L’Hdp ha avuto un ruolo fondamentale nelle vittorie dell’opposizione. Il suo ritiro dalle regioni occidentali e l’appello di Selahattin Demirtas dal carcere hanno consentito il coagularsi dei voti antigovernativi verso candidati unici del partito repubblicano. Un debito politico che si spera potrà essere restituito all’interno dei consigli municipali e con una nuova stagione di collaborazione.

Nel sudest, l’Hdp ha ripreso tutte le amministrazioni commissariate dal governo, ma la minaccia di nuove destituzioni è più concreta che mai. Le uniche vittorie delle urne per l’Akp riguardano i distretti di Agri, Bitlis e Sirnak, dove ingegneria sociale, modifiche ai confini elettorali e la presenza dei militari hanno permesso di superare l’Hdp.

La delegazione del Consiglio d’Europa inviata a monitorare ha dichiarato di «non essere convinta che la Turchia presenti un contesto libero ed equo necessario a elezioni democratiche».

Non si può scambiare un successo elettorale amministrativo per l’inizio di una nuova stagione democratica. Erdogan mantiene il saldo controllo di tutte le istituzioni statali e dell’esercito e già in precedenza reagì molto male alle battute d’arresto uscite dalle urne.
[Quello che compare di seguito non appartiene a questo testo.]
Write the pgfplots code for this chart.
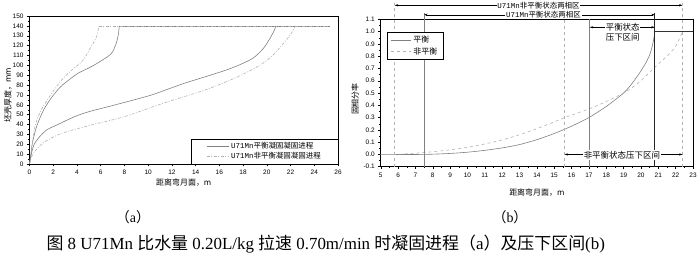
\documentclass[border=0pt]{standalone}
\usepackage{fontspec}
\setmainfont{Liberation Serif}
\newfontfamily\cjk{Noto Sans CJK SC}
\newfontfamily\sans{Liberation Sans}
\newfontfamily\mono{Liberation Mono}
\usepackage{pgfplots}
\pgfplotsset{compat=1.18}
\usetikzlibrary{arrows.meta}
\definecolor{eqc}{gray}{0.5}
\definecolor{neqc}{gray}{0.7}
\begin{document}
\begin{tikzpicture}
\useasboundingbox (0,0) rectangle (700bp,255bp);
\pgfplotsset{
  common/.style={
    scale only axis, anchor=south west,
    tick align=outside, xtick pos=bottom, ytick pos=left,
    major tick length=2.5bp, minor tick length=1.5bp,
    tick style={black, line width=0.4pt},
    axis line style={line width=0.6pt},
    tick label style={font=\sans\fontsize{6.5}{7}\selectfont},
    /pgf/number format/assume math mode=true,
    label style={font=\cjk\fontsize{8}{9}\selectfont},
  }
}
% ---------------- (a) ----------------
\begin{axis}[common,
  at={(29.5bp,91bp)}, width=308.5bp, height=148bp,
  xmin=0, xmax=26, ymin=0, ymax=150,
  xtick={0,2,...,26}, ytick={0,10,...,150},
  minor x tick num=1, minor y tick num=1,
  xlabel={距离弯月面，m}, ylabel={坯壳厚度，mm},
  xlabel style={at={(axis description cs:0.5,-0.128)}, anchor=center},
  ylabel style={at={(axis description cs:-0.07,0.466)}, anchor=center},
  legend style={at={(1,0)}, anchor=south east, draw=black, line width=0.4pt,
    font=\fontsize{7.5}{8.5}\selectfont, inner xsep=15bp, inner ysep=1.5bp,
    row sep=-1.5bp},
  legend cell align=left,
  legend image code/.code={\draw[#1] (0bp,0bp) -- (22bp,0bp);},
]
\addplot[eqc, line width=0.6pt, smooth, tension=0.5] coordinates {
(0,0) (0.1,8) (0.24,21) (0.6,38) (1.2,55) (1.9,68) (2.6,78) (3.3,85) (4.1,92)
(5.2,98.6) (6.1,105) (6.9,112) (7.3,122) (7.5,132) (7.56,140)};
\addlegendentry{{\mono U71Mn}{\cjk 平衡凝固凝固进程}}
\addplot[neqc, line width=0.6pt, smooth, tension=0.5, dash pattern=on 3bp off 1.5bp on 1bp off 1.5bp] coordinates {
(0,0) (0.1,8) (0.46,38) (1.0,55) (1.9,72) (2.7,85) (3.55,95) (4.5,105)
(5.2,119) (5.65,129) (5.85,140)};
\addlegendentry{{\mono U71Mn}{\cjk 非平衡凝固凝固进程}}
\addplot[eqc, line width=0.6pt, forget plot] coordinates {(7.56,140) (25.3,140)};
\addplot[neqc, line width=0.6pt, forget plot, dash pattern=on 3bp off 1.5bp on 1bp off 1.5bp] coordinates {(5.85,140) (25.3,140)};
\addplot[eqc, line width=0.6pt, smooth, tension=0.5, forget plot] coordinates {
(0,0) (0.15,10) (0.4,20) (0.88,28) (1.5,35) (2.3,39.5) (3.8,48) (5,53) (6.6,58)
(8.5,64) (10.3,70) (11.7,76) (13.1,82) (14.7,88) (16.4,94.5) (17.6,100)
(18.8,107) (19.7,117) (20.3,128) (20.65,136) (20.75,140)};
\addplot[neqc, line width=0.6pt, smooth, tension=0.5, dash pattern=on 3bp off 1.5bp on 1bp off 1.5bp, forget plot] coordinates {
(0,0) (0.2,8) (0.6,15) (1.3,22.6) (2.7,31) (5.2,39.5) (8.0,48) (11.0,60.5)
(13.1,68.5) (14.8,75) (16.6,83.4) (18.0,91) (19.4,100) (20.4,109) (21.1,118)
(21.8,128) (22.2,135) (22.4,140)};
\end{axis}
% ---------------- (b) ----------------
\begin{axis}[common,
  at={(380.7bp,88.3bp)}, width=312.3bp, height=147.4bp,
  xmin=5, xmax=23, ymin=-0.1, ymax=1.1, clip=false,
  xtick={5,6,...,23},
  ytick={-0.1,0,0.1,0.2,0.3,0.4,0.5,0.6,0.7,0.8,0.9,1.0,1.1},
  yticklabel style={/pgf/number format/.cd, fixed, fixed zerofill, precision=1},
  minor x tick num=1, minor y tick num=1,
  xlabel={距离弯月面，m}, ylabel={固相分率},
  xlabel style={at={(axis description cs:0.5,-0.178)}, anchor=center},
  ylabel style={at={(axis description cs:-0.082,0.459)}, anchor=center},
  legend style={at={(0.019,0.914)}, anchor=north west, draw=black, line width=0.4pt,
    font=\cjk\fontsize{8}{9}\selectfont, inner xsep=4bp, inner ysep=2bp,
    row sep=-1bp},
  legend cell align=left,
  legend image code/.code={\draw[#1] (0bp,0bp) -- (20bp,0bp);},
]
\addplot[eqc, line width=0.6pt, smooth, tension=0.4] coordinates {
(5,0) (7.5,0) (9,0.008) (10,0.018) (11,0.033) (12,0.053) (13,0.08) (14,0.12)
(15,0.17) (16,0.23) (17,0.30) (18,0.39) (19,0.5) (19.5,0.58) (20,0.68)
(20.3,0.75) (20.5,0.81) (20.65,0.88) (20.75,0.95) (20.8,1.0)};
\addlegendentry{平衡}
\addplot[neqc, line width=0.6pt, dashed, smooth, tension=0.4] coordinates {
(5,0) (5.8,0) (7,0.01) (8,0.022) (9,0.037) (10,0.058) (11,0.085) (12,0.118)
(13,0.16) (14,0.21) (15,0.265) (15.6,0.3) (16,0.32) (17,0.37) (18,0.43)
(19,0.5) (19.5,0.545) (20,0.6) (20.8,0.71) (21.5,0.8) (22,0.88) (22.4,1.0)};
\addlegendentry{非平衡}
% vertical guide lines
\addplot[neqc, dashed, line width=0.5pt, forget plot] coordinates {(5.8,-0.1) (5.8,1.235)};
\addplot[neqc, dashed, line width=0.5pt, forget plot] coordinates {(22.4,-0.1) (22.4,1.235)};
\addplot[neqc, dashed, line width=0.5pt, forget plot] coordinates {(15.6,-0.1) (15.6,1.1)};
\addplot[eqc, line width=0.6pt, forget plot] coordinates {(7.5,-0.1) (7.5,1.155)};
\addplot[eqc, line width=0.6pt, forget plot] coordinates {(17.05,-0.1) (17.05,1.1)};
\addplot[black!85, line width=1.3pt, forget plot] coordinates {(20.8,-0.1) (20.8,1.155)};
\addplot[black!80, line width=0.6pt, forget plot] coordinates {(20.8,1.0) (23,1.0)};
% brackets
\draw[{Stealth[length=3.5bp,width=2.2bp]}-{Stealth[length=3.5bp,width=2.2bp]}, line width=0.5pt]
  (axis cs:5.8,1.214) -- (axis cs:22.4,1.214);
\node[fill=white, inner sep=0.8bp, font=\fontsize{7.5}{8}\selectfont] at (axis cs:14.1,1.214)
  {{\mono U71Mn}{\cjk 非平衡状态两相区}};
\draw[{Stealth[length=3.5bp,width=2.2bp]}-{Stealth[length=3.5bp,width=2.2bp]}, line width=0.5pt]
  (axis cs:7.5,1.137) -- (axis cs:20.8,1.137);
\node[fill=white, inner sep=0.8bp, font=\fontsize{7.5}{8}\selectfont] at (axis cs:14.38,1.137)
  {{\mono U71Mn}{\cjk 平衡状态两相区}};
\draw[{Stealth[length=3.5bp,width=2.2bp]}-{Stealth[length=3.5bp,width=2.2bp]}, line width=0.5pt]
  (axis cs:17.05,1.035) -- (axis cs:20.8,1.035);
\node[fill=white, inner sep=0.8bp, font=\cjk\fontsize{8.5}{9}\selectfont] at (axis cs:18.95,1.035) {平衡状态};
\node[font=\cjk\fontsize{8.5}{9}\selectfont] at (axis cs:18.95,0.955) {压下区间};
\draw[{Stealth[length=3.5bp,width=2.2bp]}-{Stealth[length=3.5bp,width=2.2bp]}, line width=0.5pt]
  (axis cs:15.6,0.0) -- (axis cs:22.4,0.0);
\node[fill=white, inner sep=0.8bp, font=\cjk\fontsize{8.5}{9}\selectfont] at (axis cs:18.9,-0.005) {非平衡状态压下区间};
\end{axis}
% captions
\node[font=\fontsize{14}{14}\selectfont] at (133bp,38bp) {{\cjk （}a{\cjk ）}};
\node[font=\fontsize{14}{14}\selectfont] at (510bp,38bp) {{\cjk （}b{\cjk ）}};
\node[font=\fontsize{17}{17}\selectfont, anchor=west] at (43bp,11bp)
  {{\cjk 图} 8 U71Mn {\cjk 比水量} 0.20L/kg {\cjk 拉速} 0.70m/min {\cjk 时凝固进程（}a{\cjk ）及压下区间}(b)};
\end{tikzpicture}
\end{document}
È tuttavia un momento di respiro, in cui la gente ha espresso scontento verso il piglio autoritario che ha vessato le opposizioni, ma soprattutto verso quel declino economico che al momento l’Akp non sembra riuscire a frenare e che Erdogan ha senza dubbio pagato. Si trova davanti a un bivio: provare a strappare le preziose città attraverso i ricorsi o accettare la sconfitta per delegittimare le accuse di autoritarismo.

I nuovi sindaci, invece, ottengono una preziosa occasione per proporre un nuovo modello agli elettori, tra cui moltissimi giovani che mai hanno visto altro se non l’Akp. Ereditano tuttavia anche la difficoltà di gestire le grandi città in un momento di grande crisi economica e l’ostilità di un governo centrale con una storia nota nel prosciugare risorse alle amministrazioni nemiche.